Chuck Blazer con uno dei suoi pappagalli

Dalle rivelazioni di Blazer sgorga un fiume di incriminazioni, quasi nessuna confederazione si salva e le ombre si allungano anche sul Mondiale tedesco del 2006. Fra la tarda primavera e l’autunno del 2015, a seguito di indagini, retate dell’FBI e delazioni varie, buona parte del gotha del calcio mondiale viene spodestato. Per quel che concerne la famosa votazione di dodici anni fa, oltre alle mazzette a svariati zeri per ammorbidire questo o quel delegato, viene fuori che Blatter aveva già promesso le coppe ad Inghilterra e Stati Uniti. Soprattutto a questi ultimi, per una questione di diritti televisivi, ma è stato tradito dall’uomo che aspirava a prenderne il posto da lì a breve.

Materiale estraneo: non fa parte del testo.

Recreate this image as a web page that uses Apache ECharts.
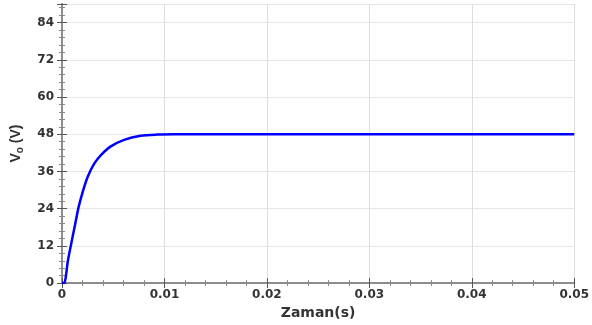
<!DOCTYPE html>
<html>
<head>
<meta charset="utf-8">
<script src="https://cdn.jsdelivr.net/npm/echarts@6/dist/echarts.min.js"></script>
<style>
html,body{margin:0;padding:0;background:#fff;}
#c{width:592px;height:325px;}
</style>
</head>
<body>
<div id="c"></div>
<script>
// Time (s)
var timeS = [0, 0.0002, 0.00058, 0.0009, 0.00123, 0.00162, 0.00203, 0.00251, 0.00316, 0.0038, 0.00477, 0.00606, 0.00767, 0.0093, 0.011, 0.015, 0.02, 0.03, 0.04, 0.05];
// Output voltage Vo (V)
var voltV = [0, 0, 7.3, 12.7, 18.1, 24.5, 29.5, 34.3, 38.6, 41.3, 44.1, 46.2, 47.5, 47.9, 48.0, 48.0, 48.0, 48.0, 48.0, 48.0];
var xTicks = [0, 0.01, 0.02, 0.03, 0.04, 0.05];
var yTicks = [0, 12, 24, 36, 48, 60, 72, 84];

var pts = timeS.map(function (t, i) { return [t, voltV[i]]; });

var chart = echarts.init(document.getElementById('c'), null, {renderer: 'canvas'});
var FONT = 'DejaVu Sans, Verdana, sans-serif';
var labelFont = {fontFamily: FONT, fontWeight: 'bold', fontSize: 12, color: '#333'};
var axisLine = {show: true, lineStyle: {color: '#8c8c8c', width: 2}};
var tick = {show: true, inside: true, length: 5, lineStyle: {color: '#555', width: 1}};
var minor = {show: true, splitNumber: 5, length: 3, lineStyle: {color: '#888', width: 1}};

chart.setOption({
  animation: false,
  backgroundColor: '#fff',
  grid: {left: 62, right: 13, top: 4, bottom: 41, containLabel: false},
  xAxis: [{
    type: 'value', min: 0, max: 0.05, interval: 0.01,
    axisLine: axisLine, axisTick: tick, minorTick: minor,
    splitLine: {show: true, lineStyle: {color: '#dedede', width: 1}},
    axisLabel: Object.assign({margin: 6, formatter: function (v) { var r = Math.round(v*100)/100; return xTicks.indexOf(r) >= 0 ? String(r) : ''; }}, labelFont),
    name: 'Zaman(s)', nameLocation: 'middle', nameGap: 22,
    nameTextStyle: {fontFamily: FONT, fontWeight: 'bold', fontSize: 14, color: '#333'}
  }, {
    type: 'value', position: 'top', min: 0, max: 0.05, interval: 0.01,
    axisLine: axisLine, axisTick: tick, minorTick: minor,
    axisLabel: {show: false}, splitLine: {show: false}
  }],
  yAxis: [{
    type: 'value', min: 0, max: 90, interval: 12,
    axisLine: axisLine, axisTick: tick, minorTick: minor,
    splitLine: {show: true, lineStyle: {color: '#e6e6e6', width: 1}},
    axisLabel: Object.assign({margin: 8, showMaxLabel: false, formatter: function (v) { return yTicks.indexOf(v) >= 0 ? String(v) : ''; }}, labelFont),
    name: '{v|V}{s|o}{v| (V)}', nameLocation: 'middle', nameGap: 37, nameRotate: 90,
    nameTextStyle: {
      rich: {
        v: {fontFamily: 'Liberation Sans, Arial, sans-serif', fontWeight: 'bold', fontSize: 14, color: '#333'},
        s: {fontFamily: 'Liberation Sans, Arial, sans-serif', fontWeight: 'bold', fontSize: 10, color: '#333', verticalAlign: 'bottom', padding: [8, 0, 0, 0]}
      }
    }
  }, {
    type: 'value', position: 'right', min: 0, max: 90, interval: 12,
    axisLine: axisLine, axisTick: tick, minorTick: minor,
    axisLabel: {show: false}, splitLine: {show: false}
  }],
  series: [{
    type: 'line', xAxisIndex: 0, yAxisIndex: 0,
    data: pts, smooth: 0.3, showSymbol: false, symbol: 'none',
    lineStyle: {color: '#0000ff', width: 2.5}
  }]
});
</script>
</body>
</html>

I rapporti fra Qatar e Francia

Le Roi Platini, pochi giorni prima del voto, ha incontrato per una colazione Mohammed Bin Hamman, lobbysta qatariota e presidente della Asian Football Confederation che sta gestendo tutto il giro di influenze che ruota attorno alla candidatura del Qatar. Secondo le rivelazioni di France Football alla colazione sarebbe poi seguita una cena all’Eliseo tra lo stesso Platini, il presidente francese Sarkozy e lo sceicco Tamin bin Hamad al-Thani. Sul tavolo, oltre all’accordo sul Mondiale 2022, l’acquisizione da parte di al-Jazeera dei diritti tv del campionato francese, una flotta di 24 jet Dassault Rafale (valore 7 miliardi di dollari) e lo sbarco della Qatar Sports Investments alla guida del Paris Saint Germain.

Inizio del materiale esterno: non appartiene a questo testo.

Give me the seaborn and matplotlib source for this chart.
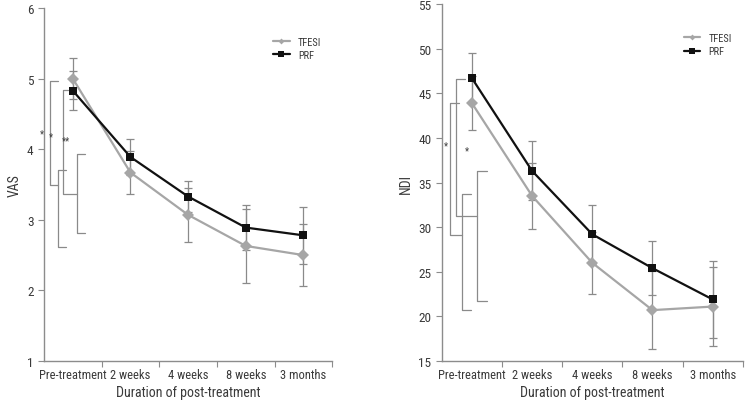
import numpy as np
import pandas as pd
import matplotlib
matplotlib.use("Agg")
import matplotlib.pyplot as plt
import seaborn as sns

timepoints = ["Pre-treatment", "2 weeks", "4 weeks", "8 weeks", "3 months"]
groups = ["TFESI", "PRF"]

# VAS
vas_tfesi = [5.00, 3.67, 3.07, 2.63, 2.50]
vas_tfesi_sd = [0.29, 0.31, 0.38, 0.53, 0.44]
vas_prf = [4.83, 3.89, 3.33, 2.89, 2.78]
vas_prf_sd = [0.28, 0.26, 0.22, 0.32, 0.40]

# NDI
ndi_tfesi = [43.9, 33.5, 26.0, 20.7, 21.1]
ndi_tfesi_sd = [3.0, 3.7, 3.5, 4.4, 4.4]
ndi_prf = [46.7, 36.3, 29.2, 25.4, 21.9]
ndi_prf_sd = [2.8, 3.3, 3.3, 3.0, 4.3]

# significance brackets: (x, y_top, y_bottom, x_top_tick, x_bottom_tick)
vas_brackets = [(-0.396, 4.96, 3.50, -0.252, -0.252),
                (-0.252, 3.71, 2.62, -0.124, -0.124),
                (-0.176, 4.84, 3.37, -0.078, 0.078),
                (0.078, 3.93, 2.81, 0.21, 0.21)]
vas_stars = [(-0.54, 4.22, "*"), (-0.384, 4.18, "*"), (-0.119, 4.12, "**")]

ndi_brackets = [(-0.356, 43.9, 29.1, -0.206, -0.167),
                (-0.167, 33.7, 20.7, -0.017, -0.017),
                (-0.267, 46.6, 31.3, -0.117, 0.093),
                (0.093, 36.3, 21.7, 0.25, 0.25)]
ndi_stars = [(-0.428, 39.2, "*"), (-0.083, 38.6, "*")]

sns.set_style("white")
plt.rcParams["font.family"] = ["Roboto Condensed", "Liberation Sans", "DejaVu Sans"]
plt.rcParams["font.size"] = 9

colors = {"TFESI": "#a6a6a6", "PRF": "#111111"}
markers = {"TFESI": "D", "PRF": "s"}
sizes = {"TFESI": 3.2, "PRF": 5.5}
axis_gray = "#8c8c8c"
text_gray = "#3a3a3a"


def draw(ax, tf, tf_sd, prf, prf_sd, ylabel, ylim, yticks, brackets, stars):
    x = np.arange(len(timepoints))
    df = pd.DataFrame({
        "x": np.concatenate([x, x]),
        "value": tf + prf,
        "group": ["TFESI"] * len(x) + ["PRF"] * len(x),
    })
    sd = {"TFESI": tf_sd, "PRF": prf_sd}
    for g in groups:
        sub = df[df["group"] == g]
        ax.errorbar(sub["x"], sub["value"], yerr=sd[g], fmt="none",
                    ecolor="#8a8a8a", elinewidth=0.9, capsize=3, capthick=0.9, zorder=1)
    sns.lineplot(data=df, x="x", y="value", hue="group", hue_order=groups,
                 palette=colors, style="group", markers=markers, dashes=False,
                 markeredgewidth=0, linewidth=1.6, ax=ax, zorder=3)
    for line, g in zip(ax.get_lines()[-2:], groups):
        line.set_markersize(sizes[g])

    for (bx, yt, yb, xt, xb) in brackets:
        ax.plot([xt, bx, bx, xb], [yt, yt, yb, yb], color="#8a8a8a", lw=0.9,
                clip_on=False, zorder=1)
    for (sx, sy, s) in stars:
        ax.text(sx, sy, s, ha="center", va="center", fontsize=7, color=text_gray,
                clip_on=False)

    ax.set_xlim(-0.5, len(timepoints) - 0.5)
    ax.set_ylim(*ylim)
    ax.set_yticks(yticks)
    ax.set_xticks(np.arange(len(timepoints)) + 0.5)
    ax.set_xticklabels([])
    ax.set_xticks(np.arange(len(timepoints)), minor=True)
    ax.set_xticklabels(timepoints, minor=True)
    ax.tick_params(axis="x", which="major", length=4, width=0.8, color=axis_gray,
                   direction="out", bottom=True)
    ax.tick_params(axis="x", which="minor", length=0, pad=5, labelcolor=text_gray,
                   labelsize=9)
    ax.tick_params(axis="y", length=4, width=0.8, color=axis_gray, direction="out",
                   left=True, labelcolor=text_gray, labelsize=9.5)
    for s in ["top", "right"]:
        ax.spines[s].set_visible(False)
    for s in ["left", "bottom"]:
        ax.spines[s].set_color(axis_gray)
        ax.spines[s].set_linewidth(1.0)
    ax.set_xlabel("Duration of post-treatment", fontsize=10, color=text_gray, labelpad=3)
    ax.set_ylabel(ylabel, fontsize=10, color=text_gray, labelpad=4)

    leg = ax.legend(loc="upper right", bbox_to_anchor=(0.995, 0.945), frameon=False,
                    fontsize=7.5, handlelength=1.6, handletextpad=0.8, labelspacing=0.3,
                    labelcolor=text_gray)
    for h, g in zip(leg.legend_handles, groups):
        h.set_markersize(3 if g == "TFESI" else 4.5)


fig = plt.figure(figsize=(7.45, 4.02), dpi=100)
ax1 = fig.add_axes([0.059, 0.0995, 0.387, 0.878])
ax2 = fig.add_axes([0.593, 0.0995, 0.404, 0.888])

draw(ax1, vas_tfesi, vas_tfesi_sd, vas_prf, vas_prf_sd, "VAS", (1, 6),
     [1, 2, 3, 4, 5, 6], vas_brackets, vas_stars)
draw(ax2, ndi_tfesi, ndi_tfesi_sd, ndi_prf, ndi_prf_sd, "NDI", (15, 55),
     list(range(15, 56, 5)), ndi_brackets, ndi_stars)

fig.savefig("out.png", dpi=100)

Intervistati, in merito a quei giorni, all’interno del documentario Netflix appena uscito, sia Platini che Tamin fanno orecchie da mercante. Lo sceicco nega le accuse perché mai avrebbe messo a rischio il futuro geopolitico del Qatar solo per un Mondiale. Platini rovescia la frittata spiegando di essere stato lui stesso “venduto” da Sarkozy. Bello. Probabilmente un giorno scopriremo che il PSG, gli aerei, i mondiali e tutto il giro di miliardi erano solo per poter regalare un paio di settimane di mare sulle spiagge del golfo Persico a Carla Bruni.

La punta dell’iceberg

Comunque, per non cadere nel classico ritornello del calcio brutto e cattivo, dove i soldi contano più dei valori e via dicendo, giova ricordare come il Mondiale che sta per iniziare sia solo la punta dell’iceberg. O meglio, l’approdo finale di una strategia di soft power che il Qatar ha avviato più di vent’anni fa, nella quale lo sport è una delle principale teste di ponte. Dal 2006 ad oggi l’emirato è diventato sede di tornei di tennis ATP e WTA, di una tappa del motomondiale e della Formula 1, del Qatar Masters di golf e persino della Desert Cup di hockey su ghiaccio. Oltre a mondiali e appuntamenti vari di ciclismo, atletica e ginnastica. Tutto lo sport è paese, quindi.

Bene, adesso ci sono davvero tutti gli ingredienti per gustarsi Qatar 2022. Non c’è polemica o questione sociale che tenga: il Mondiale si fa, punto. D’altronde, se abbiamo giocato Argentina ‘78, qui al confronto siamo all’acqua di rose. Perciò, alle ore 17 di domenica 20 novembre, Qatar ed Ecuador scenderanno finalmente in campo per una delle sfide inaugurali più improbabili di sempre. Tutti pronti, con una consapevolezza: “il calcio è il popolo, il potere è il calcio”. Come scriveva, inarrivabile, Eduardo Galeano.